# Big Bang Meca 10



## X_chinese

Hello everybody! I am new in this forum. I've just bought the Hublot Meca 10, so I can share my view on this timepiece with my fellow hublot owners. 
I know that Hublots watches are not worth the price, but I really like this one very much. It also helps that I've got a good discount from the dealer. 
I could also buy the black ceramic version of this watch, but that is ?2000 more expensive and not as nice to look as this titanium version IMHO.
What do you guys think?


----------



## murokello

Amazing watch.

Welcome to the forums.


----------



## tag_mclaren

really really cool watch!


----------



## EricSF2015

Love it! i'm in the market for one as well, can you give a sense of what kind of discount I might expect from the boutique or AD? Thanks!


----------



## plarmium

Thank you for showing! The Meca 10 is my absolute favourite amoung all Hublots out there - but I admit that I am somewhat biased, as the power reserve is the complication I like best.

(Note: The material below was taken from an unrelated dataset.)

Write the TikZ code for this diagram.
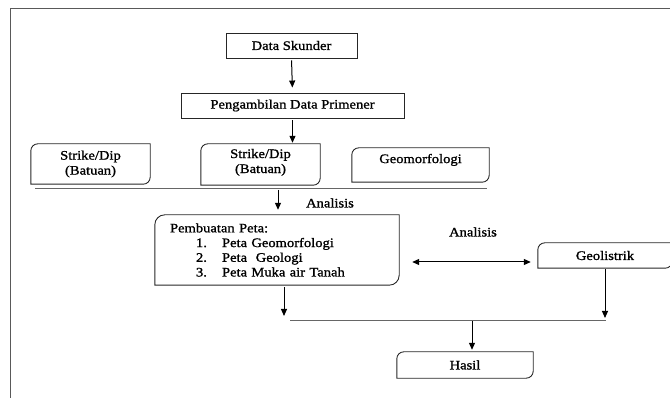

And this watch is all power reserve ...

If I had to pick I would also go for the titanium version.


----------



## GB-MAN

Looks great!


----------



## dell1981

nice


----------



## Matt C

Amazing piece! 


Sent from my iPhone using Tapatalk


----------



## correctomundo

I also own a All Black Meca 10, I bought it from an AD and it not only is very comfortable to wear I get a lot of compliments on the look from non watch people


----------



## OpulenTimepieces

love it! enjoy it!


----------



## bshah1976

I was deciding between this and the Unico GMT Titanium. Only reason I went the other way was for the blue color!


Sent from my iPhone using Tapatalk


----------



## Mercury2wo

Beautiful watch! The skeletonizing is beautiful! Get this!


----------



## socciomz

Love it... wow


----------



## REPPIN

My next piece!!! LOVE IT.


----------



## TLUX

Very nice!


----------



## jjspyder

I love the Meca. It's now my favorite Hublot and on my shopping list to get when there are more available pre-owned. I wonder if LVMH will upgrade the hairspring in the movement to the new carbon hairspring Tag Heuer is using in the Autavia.


----------



## nicholasnick

Stunning watch! I absolutely love the balance of the movie. In reality what really IS worth a price? This is an iconic design, quality manufacturing and solid branding. Wear it without shame!


----------



## jjspyder

I wish this watch was automatic also. I get that the 10 day power reserve is a long time, but it would be nice to not have to wind it.


----------